Central Bank of Kenya
EDITORIAL

Summary

    • Businesses need access to credit in order to grow and if they are denied this vital pipeline in their wheels of development their growth stagnates or collapses.
The Central Bank of Kenya building in Nairobi. FILE PHOTO | NMG 
When the law capping interest rates came into force in September 2016, small borrowers like individuals and SMEs thought that they would finally get to reap from the new development.
The intended goal was to lower costs for individuals and businesses. However, that never came to
pass as banks on their part slowed down or halted lending to this vital segment and instead focused on lending to government and big businesses where they were assured of higher returns.

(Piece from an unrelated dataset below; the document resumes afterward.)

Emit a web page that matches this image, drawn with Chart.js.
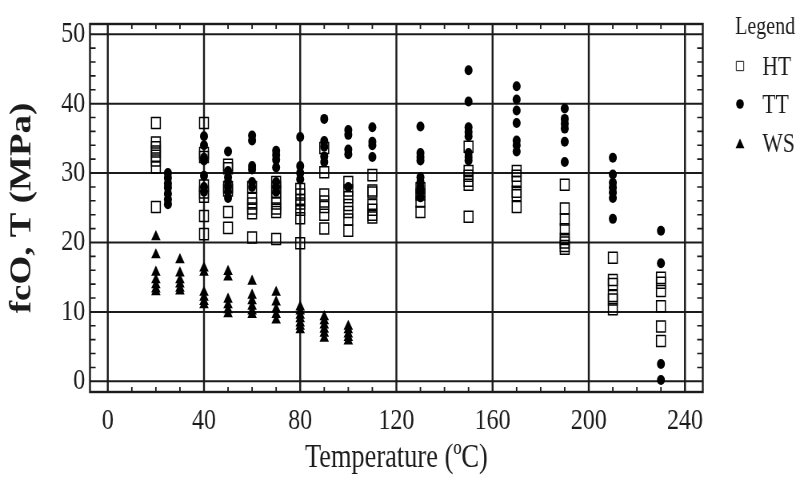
<!DOCTYPE html>
<html>
<head>
<meta charset="utf-8">
<script src="https://cdn.jsdelivr.net/npm/chart.js@4.4.1/dist/chart.umd.min.js"></script>
<style>
  html, body { margin: 0; padding: 0; background: #fff; overflow: hidden; }
  /* the reference looks squeezed sideways, so draw wide and scale down */
  #wrap { width: 998px; height: 484px; transform: scale(0.8, 1); transform-origin: 0 0; }
</style>
</head>
<body>
<div id="wrap"><canvas id="chart" width="998" height="484"></canvas></div>
<script>
// ── Data ──────────────────────────────────────────────────────────────────────

const htTemps = [20, 40, 50, 60, 70, 80, 90, 100, 110, 130, 150, 170, 190, 210, 230];
const htValues = [
  [37.2, 34.4, 33.7, 33.1, 32.5, 31.8, 30.8, 25.1],
  [37.2, 32.9, 32.3, 28.2, 27.2, 26.6, 23.8, 21.2],
  [31.2, 30.7, 28.0, 27.5, 24.4, 22.1],
  [28.0, 26.3, 25.6, 24.9, 24.2, 20.7],
  [28.7, 28.0, 27.3, 26.3, 25.6, 24.9, 24.4, 20.5],
  [27.7, 26.9, 26.1, 25.6, 24.7, 23.5, 19.9],
  [33.6, 30.1, 26.9, 25.9, 25.1, 24.0, 22.0],
  [28.7, 27.5, 26.5, 25.4, 24.4, 23.3, 21.7],
  [29.7, 27.5, 27.2, 25.4, 24.7, 24.0, 23.6],
  [27.8, 26.9, 25.9, 24.4],
  [33.8, 30.3, 29.6, 28.9, 28.3, 23.7],
  [30.3, 29.6, 28.7, 27.3, 26.8, 25.1],
  [28.3, 24.9, 23.3, 21.9, 20.5, 20.0, 19.5, 19.1],
  [17.8, 14.6, 14.0, 12.3, 11.8, 10.4],
  [14.9, 14.2, 13.0, 10.8, 7.9, 5.8],
];

const ttTemps = [25, 40, 50, 60, 70, 80, 90, 100, 110, 130, 150, 170, 190, 210, 230];
const ttValues = [
  [30.0, 29.3, 28.5, 27.9, 27.0, 26.2, 25.5],
  [35.3, 34.0, 32.2, 31.8, 29.6, 28.0, 27.3],
  [33.1, 30.3, 29.4, 28.7, 28.0, 27.3, 26.4],
  [35.4, 34.7, 31.0, 30.5, 28.7, 28.0],
  [33.2, 32.6, 31.9, 30.8, 28.7, 28.0, 27.3],
  [35.2, 31.0, 30.0, 29.1],
  [37.8, 34.6, 33.8, 32.4, 31.6],
  [36.2, 35.5, 33.4, 32.7, 28.0],
  [36.6, 34.5, 34.0, 32.3],
  [36.7, 32.9, 32.3, 31.8, 29.4, 28.7, 28.0, 27.3, 26.5],
  [44.8, 40.3, 36.6, 35.9, 35.3, 32.9, 32.3, 31.8],
  [42.5, 40.6, 39.0, 37.2, 34.7, 34.0, 33.1],
  [39.3, 37.8, 37.1, 36.4, 34.5, 31.6],
  [32.2, 29.8, 28.6, 27.9, 27.2, 26.4, 23.4],
  [21.7, 17.0, 2.5, 0.2],
];

const wsTemps = [20, 30, 40, 50, 60, 70, 80, 90, 100];
const wsValues = [
  [20.8, 18.2, 15.7, 14.6, 13.9, 13.3, 12.9],
  [17.5, 15.6, 14.6, 14.0, 13.4, 13.0],
  [16.3, 15.7, 12.8, 12.1, 11.5, 11.0],
  [15.8, 15.0, 11.8, 11.0, 10.3, 9.7],
  [14.4, 12.4, 11.6, 10.8, 10.1, 9.6],
  [12.8, 11.4, 10.4, 9.6, 8.8],
  [10.7, 10.1, 9.5, 9.0, 8.4, 7.9, 7.4],
  [9.3, 8.7, 8.1, 7.5, 6.9, 6.2],
  [7.9, 7.4, 6.8, 6.3, 5.8],
];

const xMajor = [0, 40, 80, 120, 160, 200, 240];
const xMinor = [10, 20, 30, 50, 60, 70, 90, 100, 110, 130, 140, 150, 170, 180, 190, 210, 220, 230];
const yMajor = [0, 10, 20, 30, 40, 50];
const yMinor = [2, 4, 6, 8, 12, 14, 16, 18, 22, 24, 26, 28, 32, 34, 36, 38, 42, 44, 46, 48];

const seriesNames = ['HT', 'TT', 'WS'];

// ── Helpers ───────────────────────────────────────────────────────────────────

const SERIF = "'Liberation Serif', 'Times New Roman', serif";
const INK = '#1b1b1b';

function toPoints(temps, values) {
  const pts = [];
  temps.forEach((t, i) => values[i].forEach(v => pts.push({ x: t, y: v })));
  return pts;
}

const markerStyles = [
  { pointStyle: 'rect', radius: 7.8, borderWidth: 1.5, fill: 'rgba(0,0,0,0)', legendRadius: 6.6 },
  { pointStyle: 'circle', radius: 5, borderWidth: 0, fill: '#000', legendRadius: 4.8 },
  { pointStyle: 'triangle', radius: 6.8, borderWidth: 0, fill: '#000', legendRadius: 6.4 },
];

// ── Frame / grid / minor ticks plugin ────────────────────────────────────────

const framePlugin = {
  id: 'frame',
  beforeDatasetsDraw(chart) {
    const { ctx, chartArea: a, scales: { x, y } } = chart;
    ctx.save();
    ctx.strokeStyle = INK;
    ctx.lineCap = 'butt';

    // major grid
    ctx.lineWidth = 2.4;
    ctx.beginPath();
    for (const v of xMajor) {
      const px = x.getPixelForValue(v);
      ctx.moveTo(px, a.top); ctx.lineTo(px, a.bottom);
    }
    ctx.stroke();
    ctx.lineWidth = 2;
    ctx.beginPath();
    for (const v of yMajor) {
      const py = y.getPixelForValue(v);
      ctx.moveTo(a.left, py); ctx.lineTo(a.right, py);
    }
    ctx.stroke();

    // minor ticks, inside the frame on all four sides
    ctx.lineWidth = 1.8;
    ctx.beginPath();
    for (const v of xMinor) {
      const px = x.getPixelForValue(v);
      ctx.moveTo(px, a.top); ctx.lineTo(px, a.top + 5);
      ctx.moveTo(px, a.bottom); ctx.lineTo(px, a.bottom - 5);
    }
    ctx.stroke();
    ctx.lineWidth = 1.6;
    ctx.beginPath();
    for (const v of yMinor) {
      const py = y.getPixelForValue(v);
      ctx.moveTo(a.left, py); ctx.lineTo(a.left + 7, py);
      ctx.moveTo(a.right, py); ctx.lineTo(a.right - 7, py);
    }
    ctx.stroke();

    // outer frame
    ctx.lineWidth = 2.4;
    ctx.strokeRect(a.left, a.top, a.right - a.left, a.bottom - a.top);
    ctx.restore();
  },
  afterDraw(chart) {
    // legend block on the right
    const { ctx } = chart;
    ctx.save();
    ctx.fillStyle = INK;
    ctx.textBaseline = 'alphabetic';
    ctx.font = `25px ${SERIF}`;
    ctx.fillText('Legend', 919, 34);
    const rowsMarkY = [66, 104, 145];
    const rowsTextY = [75, 113, 152];
    seriesNames.forEach((name, i) => {
      const m = markerStyles[i];
      ctx.fillStyle = m.fill;
      ctx.strokeStyle = INK;
      Chart.helpers.drawPoint(ctx, {
        pointStyle: m.pointStyle, radius: m.legendRadius,
        borderWidth: m.borderWidth || 0, rotation: 0,
      }, 925, rowsMarkY[i]);
      ctx.fillStyle = INK;
      ctx.font = `27px ${SERIF}`;
      ctx.fillText(name, 953, rowsTextY[i]);
    });
    ctx.restore();
  },
};

// ── Chart ─────────────────────────────────────────────────────────────────────

const seriesPoints = [
  toPoints(htTemps, htValues),
  toPoints(ttTemps, ttValues),
  toPoints(wsTemps, wsValues),
];

const datasets = seriesNames.map((name, i) => {
  const m = markerStyles[i];
  return {
    label: name,
    data: seriesPoints[i],
    pointStyle: m.pointStyle,
    pointRadius: m.radius,
    pointHoverRadius: m.radius,
    pointBorderWidth: m.borderWidth,
    pointBackgroundColor: m.fill,
    pointBorderColor: '#000',
    showLine: false,
  };
});

new Chart(document.getElementById('chart'), {
  type: 'scatter',
  data: { datasets },
  options: {
    responsive: false,
    animation: false,
    events: [],
    layout: { padding: { top: 14, right: 119.5, bottom: 0, left: 0 } },
    plugins: { legend: { display: false }, tooltip: { enabled: false } },
    scales: {
      x: {
        type: 'linear',
        min: -7.4,
        max: 247.4,
        afterBuildTicks: s => { s.ticks = xMajor.map(v => ({ value: v })); },
        afterFit: s => { s.height = 92; },
        grid: { display: false, drawTicks: false },
        border: { display: false },
        ticks: {
          font: { size: 30, family: SERIF },
          color: INK,
          padding: 11,
          maxRotation: 0,
        },
        title: {
          display: true,
          text: 'Temperature (ºC)',
          font: { size: 33, family: SERIF },
          color: INK,
          padding: { top: 0, bottom: 6 },
        },
      },
      y: {
        type: 'linear',
        min: -1.54,
        max: 51.47,
        afterBuildTicks: s => { s.ticks = yMajor.map(v => ({ value: v })); },
        afterFit: s => { s.width = 112.5; },
        grid: { display: false, drawTicks: false },
        border: { display: false },
        ticks: {
          font: { size: 30, family: SERIF },
          color: INK,
          padding: 6,
        },
        title: {
          display: true,
          text: 'fcO, T (MPa)',
          font: { size: 37, family: SERIF, weight: 'bold' },
          color: INK,
          padding: { top: 6, bottom: 0 },
        },
      },
    },
  },
  plugins: [framePlugin],
});
</script>
</body>
</html>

The financial institutions took the easier way out by solely focusing on big companies that have the financial muscle and the government at the expense of individuals and small businesses. But even as the banks became more cautious about lending to individuals and small businesses, the general economy of the country suffered a crunch as the slowdown took a toll.
Businesses need access to credit in order to grow and if they are denied this vital pipeline in their wheels of development their growth stagnates or collapses. Data from the central bank shows that private sector credit growth grew by just 3.4 percent in the year to February, which is well below the regulator’s target rate of 12- 15 percent that is needed to support economic development.
It therefore came as a welcome relief when the Central Bank of Kenya warned last week that bank executives would be jailed if they failed to allocate 20 percent of their lending to small and medium enterprises.
The new rules are contained in Kenya Banking Sector Charter, which prescribes a fine not exceeding Sh100,000 for bank officials or a jail term not exceeding two years.
It is a well-known fact that SMEs are a key cog in the growth of the country’s economy. If this vital segment of the economy is denied funding by banks, the country’s economy will be the main casualty.
We cannot allow that to happen and the onus is now on the banks to meet their end of the bargain. The banking sector regulator deserves to be commended for cracking the whip on the financial institutions.
Borrowers will be relieved that the banking regulator has their back when it comes to pushing for access to vital credit. While we aver that the banks need to change their strategy and help grow the economy by opening up access to credit, the key lies in being proactive by helping the small segments of the economy to play their role in the general growth of the country.